Despite the fretting over the paucity of new home-grown plays, richness and variety still exist on London stages. The Royal National Theatre (RNT) is a breathtaking showcase of world drama.

In repertory, Rutherford and Son, an obscure, brooding play written in 1911 about pre-modern shifts in the English class system and the galvanizing effects of feminism, is a minor gem - plus a good chance to see Bob Peck, one of Britain's finest stage actors, in top form. The Seagull is a witty, profound, and haunting interpretation with superb performances all around, particularly from (also among Britain's finest) Dame Judi Dench and Edward Petherbridge. The RNT, in addition, has mounted a deliciously quirky, darkly funny revival of Jean Cocteau's Les Parents Terribles and a memorable, thought-provoking rendering of Arthur Miller's newest play, Broken Glass. Miller's message, that people often do not act boldly until it's too late, is making a strong impact on theatergoers.

Over at the Barbican, the London home of the Royal Shakespeare Company (RSC), the very same director of Miller's play at the RNT has scored another coup, with the production, this time in the RSC's repertoire, of The Merchant of Venice.
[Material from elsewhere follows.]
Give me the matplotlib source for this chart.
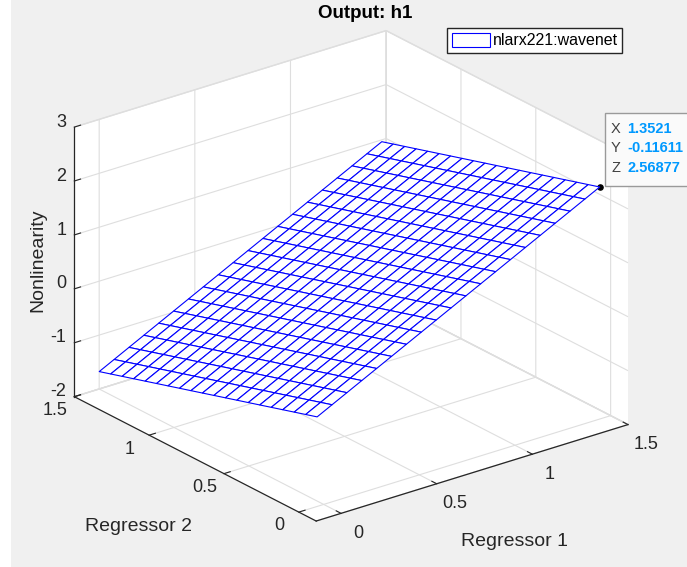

Ingeniously (and, for some, controversially) updated to the high-flying, high- finance stockbroking world of the 1980s, this is one of the best, most entertaining Shakespeare renderings for a long time. David Calder, as Shylock, is a model of moving and intelligent acting. Similar praise can also be accorded to a revival of Ibsen's Ghosts, another of the RSC's hot tickets of the season.

Whatever the concerns of London impresarios, the West End remains, for depth of talent and virtuosity in staging, a veritable treasure trove.